- Tony Hoover
Listening for Solutions (to a Speech Intelligibility Problem)
By: Tony Hoover, FASA, INCE Bd. Cert., MCH Principal
Loudspeakers for sound reinforcement systems are designed to project their sound in specific directions. Sound system designers take advantage of the “directivity” characteristics of these loudspeakers, aiming their sound uniformly throughout seating areas, while avoiding walls and ceilings and other surfaces from which undesirable reflections could reduce clarity and fidelity.
Many high-quality sound reinforcement loudspeaker systems incorporate horn loudspeakers that provide very good control, but these are relatively large and conspicuous. Steerable column arrays, which are tall but narrow, allow for better blending into architectural design. These are well suited to the frequency range of speech, and to some degree their sound output can be steered up or down using electronic signal processing.
The above figure illustrates the steering technique, with six individual loudspeakers in a vertical array. Each loudspeaker generates an ever-expanding sphere of sound (in this figure, simplified to show only the horizontal diameter of each sphere), propagating outward at the speed of sound, which is roughly 1 foot per millisecond. In the “not steered” column, all of the loudspeakers are outputting their sound at the same time, with a combined wavefront spreading horizontally, as an ever-expanding cylinder of sound. In the “steered downward” column, the electronic signal to each successively lower loudspeaker is slightly delayed; the top loudspeaker outputs its sound first, while each lower loudspeaker in turn outputs its sound just a little later, so that the sound energy is generally steered slightly downward. This steering allows for some flexibility in positioning the loudspeaker column. However, these systems only offer some vertical control; left-to-right projection is not well controlled.

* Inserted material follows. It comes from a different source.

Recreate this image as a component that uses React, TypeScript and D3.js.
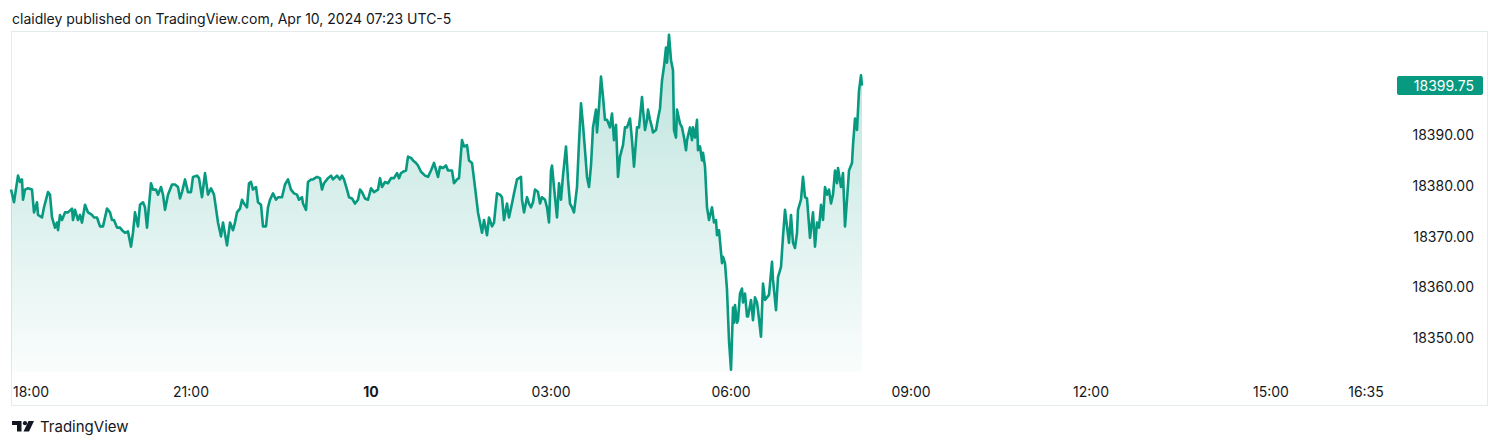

These were the types of loudspeakers that were chosen by the congregation's sound system designer for a large worship space, with a balcony and a huge dome, that had undergone a comprehensive renovation. Unfortunately, in this case, problems with speech intelligibility persisted, even after multiple adjustments to the sound system by reputable technicians, who had used their instrumentation to identify several sidewall surfaces that appeared to be reflecting sound and causing problematic echoes. They recommended additional sound absorptive treatment that could adversely affect visual aesthetics and negatively impact the popular classical music concerts.
Upon visiting the space as requested to investigate potential acoustical treatments, speech was difficult to understand in various areas on the main floor. While playing a click track (imagine a “pop” every 5 seconds) through the sound system, and listening to the results around the main floor, we heard strong echoes that would greatly diminish speech intelligibility.
Additional column loudspeakers had been installed to augment coverage of the balcony seating area. These balcony loudspeakers were time-delayed (in accordance with common practice, to accommodate the speed of sound) so that they would not produce their sound until the sound from the main loudspeakers had arrived at the balcony.
With more listening, it became clear that the echo was not due to reflections from the walls at all, but rather from the delayed balcony loudspeakers’ sound inadvertently spraying back to the main seating area. These loudspeakers cannot be steered in a multifaceted manner that would both cover the balcony and avoid the main floor.
We simply turned off the balcony loudspeakers, and the problematic echo disappeared. More importantly, speech intelligibility improved significantly throughout the main floor. Intelligibility throughout the balcony remained acceptable, albeit not quite as good as with the balcony loudspeakers operating.
The general plan is to remove the balcony loudspeakers and relocate them to the same wall as the main loudspeakers, but steer them to cover the balcony.
Adding sound-absorptive treatment on the side walls would not have solved the problem, and would have squandered funds while impacting the visual aesthetics and classical music programming. Listening for solutions proved to be more effective than interpreting test results from sophisticated instrumentation.
Note: This Tech Blog is based on an ASA popular version paper for the 2016 Salt Lake City meeting.